The conference addresses the theme of “ownership” in these various historical and ongoing manifestations in the US, and in its cultural production. Panels and papers may address the history, as well as legal, political, literary and cultural manifestations, of the following (and additional) areas of inquiry:
- The history, legal justification, and aesthetic representations of territorial dispossession
- The history of real estate and property relations in urban and rural America; private vs. public land ownership
- The history, legal justification, and aesthetic representations of slavery and slave-like labor
- Housing, class, and race (ghettos, reservations, evictions, dispossession, gentrification)
- The genealogy of the extraction economy and environmentalist discourses about ownership and the non-human world
- Communal supply security and public ownership (“owning” basic human supplies: food, water, housing, health care, etc.)
- The emergence of property regimes in the digital economy, the security state, and health regimes
- The effects of property regimes on gender relations, reproduction, and family structures
- The psychological and sociological effects of property regimes.
Panels and paper presenters are also encouraged to consider alternatives to the Euro-American property regimes that have contributed to many problems of the present. Literature and art have imagined alternatives, e.g. in the ancient idea of jubilee (the cyclical general redistribution of property/release of slaves) and the economic practice of co-ops and common ownership. Indigenous societies have developed concepts of ownership that differ from those introduced from Europe.
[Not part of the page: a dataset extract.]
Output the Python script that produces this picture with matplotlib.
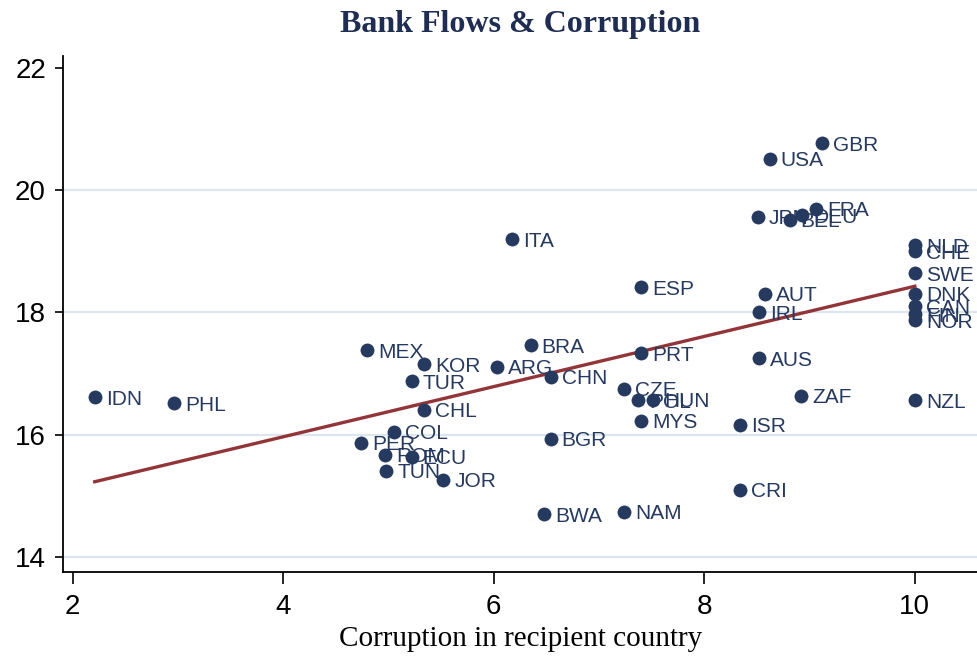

Occupy, Fridays for Future and other organizations for political change evoke the ideas of an economy based on sharing, recycling and repair, and degrowth – important ideas that include alternative conceptions of property. Presenters are thus invited to reflect on conceptions of ownership for the future.
Proposals for 2-hour workshops need to include the name of one confirmed speaker. Workshops should allow for up to three more speakers to apply after the proposal has been accepted by the Advisory Board of the German Association for American Studies. If the workshop takes the form of a panel discussion, more speakers can be invited.
Please remember that workshops can only be organized by members of the German Association for American Studies (DGfA). Similarly, all speakers in these workshops have to be members of the DGfA by the time of the convention. This rule does not apply to members of EAAS/ASA sister organizations.